会場*展覧会会場と作品写真は全てPhoto:ToLoLo studio


 展覧会のタイトルは「土に降る」。「自然だけでなく、事件、事故、執念や恨みも、全て土に降っている」との意を込めた。会場の床に敷き詰めた枯れ葉混じりの“土”は、10人の職人の手で製作した作品の一つだ。夕日の差し込む樹林をイメージし、新聞紙を丸めた上にのりを混ぜた土を薄く塗り、地面の隆起を表現したという。会期中に表面が乾燥すると、のりが縮んで土がひび割れ、また別の表情を見せる。挾土氏が「夢に見ていた広い場所」でしか実現できない表現だ。
 空間演出まで手掛けた今回は、これを含め9点の作品を展示している。挾土氏が「地球に初めてもたらされたのが水だった」と語るように、「水」「光」「土」を表現した作品が並ぶ。まず舗装された“通路”を進むと、青色の照明で作品『波紋』が浮き上がる。その先の『光の隆起』は、夕日が沈む海の波を照らす光を描いた。『台風一過の晴天』では、台風の後に土砂崩れを起こした斜面で、泥の水たまりの中に栗のイガが半分埋まって落ちている光景を表した。「恐怖から一転、自然の生み出した現象への安堵(あんど)感」が感じられる。「人間の原点」をテーマに、続く『天地化身』では、山梨県で出土した土偶、縄文土器の文様を、あえて焼いた土のように塗って表現した。

『波紋』


左から『光の隆起』『台風一過の晴天』『天地化身』

『ウクライナの息吹』

 会場では、ウクライナ復興への願いを込めた『ウクライナの息吹』が、警告を思わせる赤いライトに照らされて目を引く。「廃虚から最初に生える植物はいばら」との言い伝えをもとに、挾土氏が実際に地中海東部の島国キプロスで採取したテールベルトという緑土と、白ワイン、卵黄を混ぜて緑色を作り、いばらを描いた。
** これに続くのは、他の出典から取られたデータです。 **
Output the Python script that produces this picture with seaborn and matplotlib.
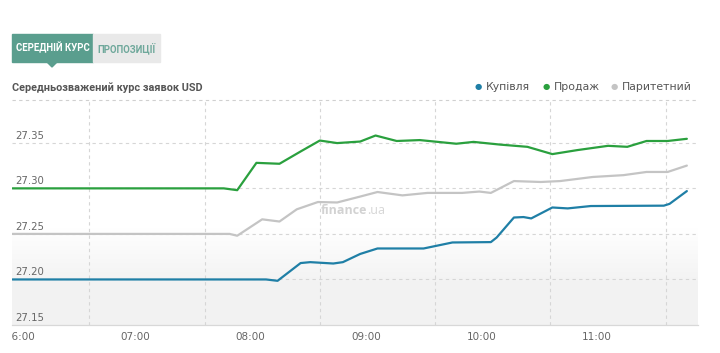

「最も(会場に)持ち込みたかった」と思いを込める、渾身(こんしん)の一作だ。

 別室では、本展のために挑んだ大型ステンシル(型紙)作品『Tokyo202X』が花を添える。「こういう風にならないでほしい」との思いで、東京が爆撃を受け生き延びようとする人々を描いた。挾土氏にとっては、壁にスプレーで絵を描く社会風刺的な活動で注目を集めるバンクシーも「壁に塗るという意味では左官屋だ」という。その神出鬼没のアーティストのように、数十日にわたり0.5mmのアクリル板数十枚を地道に削り、ステンシル型紙の上からスプレーを使って描いた。

『Tokyo202X』

 高度経済成長期に約30万人いるといわれた左官職人は激減した。挾土氏は「基本技能を身に付けた職人の仕事を受け入れられる社会であればいいが、時代はそういった方向に向いていない。次世代を担う職人が、左官職人として腕を振るう場がない」と憂う。ビルが立ち並ぶ天王洲の倉庫空間で、土を身近に感じることができる。進化を続ける希代の左官の「いま」を体感する入り口として、見ておきたい展示だ。